Risks Related To Our Company


We have a limited operating history on which to base an evaluation of our business and prospects.


Although we have been in the business of exploring mineral properties since our incorporation in 1968, we were inactive for many years prior to our new management in January 2004.  Since January 2004, we have not yet located any mineral reserve.  As a result, we have not had any revenues from our exploration division. However, we have had a drilling services wholly-owned subsidiary which has generated revenues in past fiscal years.  In addition, our operating history has been restricted to the acquisition and exploration of our mineral properties and this does not provide a meaningful basis for an evaluation of our prospects if we ever determine that we have a mineral reserve and commence the construction and operation of a mine.  Other than through conventional and typical exploration methods and procedures, we have no additional way to evaluate the likelihood of whether our mineral properties contain any mineral reserve or, if they do that they will be operated successfully.  As a result, we are subject to all of the risks associated with developing and establishing new mining operations and business enterprises including:


·

completion of feasibility studies to verify reserves and commercial viability, including the ability to find sufficient gold reserves to support a commercial mining operation;

·

the timing and cost, which can be considerable, of further exploration, preparing feasibility studies, permitting and construction of infrastructure, mining and processing facilities;



5






·

the availability and costs of drill equipment, exploration personnel, skilled labor and mining and processing equipment, if required;

·

compliance with environmental and other governmental approval and permit requirements;

·

the availability of funds to finance exploration, development and construction activities, as warranted;

·

potential opposition from non-governmental organizations, environmental groups, local groups or local inhabitants which may delay or prevent development activities;

·

potential increases in exploration, construction and operating costs due to changes in the cost of fuel, power, materials and supplies; and

·

potential shortages of mineral processing, construction and other facilities related supplies.

 

The costs, timing and complexities of exploration, development and construction activities may be increased by the location of our properties and demand by other mineral exploration and mining companies. It is common in exploration programs to experience unexpected problems and delays during drill programs and, if warranted, development, construction and mine start-up. Accordingly, our activities may not result in profitable mining operations and we may not succeed in establishing mining operations or profitably producing metals at any of our properties.  There is no history upon which to base any assumption as to the likelihood that we will prove successful and we can provide investors with no assurance that we will generate any operating revenues or ever achieve profitable operations.

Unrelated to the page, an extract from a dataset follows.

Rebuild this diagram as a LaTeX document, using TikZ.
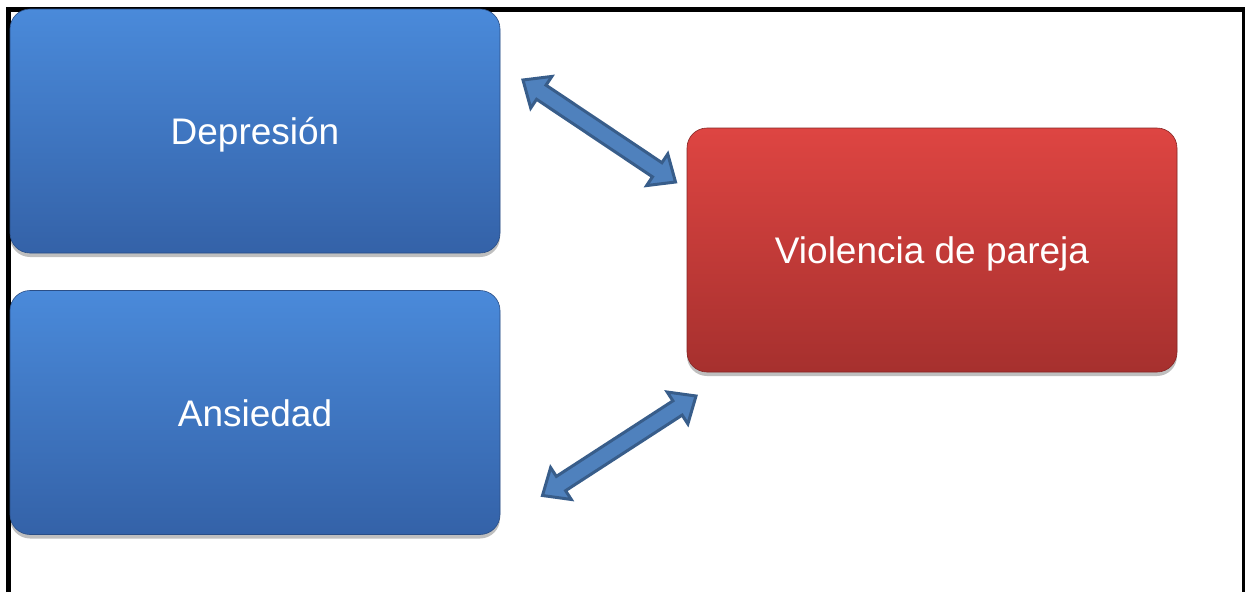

We have a history of losses and expect to continue to incur losses in the future.


We have incurred losses since inception and expect to continue to incur losses in the future. We incurred the following losses from continuing operations during each of the following periods:


·

$7,171,572 for the year ended September 30, 2012;

·

$6,835,866 for the year ended September 30, 2011; and

·

$5,843,114 for the year ended September 30, 2010.


We had an accumulated deficit of approximately $38 million as of September 30, 2012. We expect to continue to incur losses unless and until such time as one of our properties enters into commercial production and generates sufficient revenues to fund continuing operations.   We recognize that if we are unable to generate significant revenues from mining operations and dispositions of our properties, we will not be able to earn profits or continue operations.  At this early stage of our operation, we also expect to face the risks, uncertainties, expenses and difficulties frequently encountered by companies at the start up stage of their business development.  We cannot be sure that we will be successful in addressing these risks and uncertainties and our failure to do so could have a materially adverse effect on our financial condition.  


Risks Associated With Mining and the Exploration Portion of Our Business


All of our properties are in the exploration or development stage. There is no assurance that we can establish the existence of any mineral reserve on any of our properties in commercially exploitable quantities. Until we can do so, we cannot earn any revenues from these properties and if we do not do so we will lose all of the funds that we expend on exploration. If we do not discover any mineral reserve in a commercially exploitable quantity, the exploration component of our business could fail.


We have not established that any of our mineral properties contain any mineral reserve according to recognized reserve guidelines, nor can there be any assurance that we will be able to do so.  A mineral reserve is defined by the Securities and Exchange Commission in its Industry Guide 7 (http://www.sec.gov/divisions/corpfin/forms/industry.htm#secguide7) as that part of a mineral deposit, which could be economically and legally extracted or produced at the time of the reserve determination. The probability of an individual prospect ever having a "reserve" that meets the requirements of the Securities and Exchange Commission's Industry Guide 7 is extremely remote; in all probability our mineral properties do not contain any 'reserve' and any funds that we spend on exploration will probably be lost. Even if we do eventually discover a mineral reserve on one or more of our properties, there can be no assurance that they can be developed into producing mines and extract those minerals. Both mineral exploration and development involve a high degree of risk and few properties which are explored are ultimately developed into producing mines.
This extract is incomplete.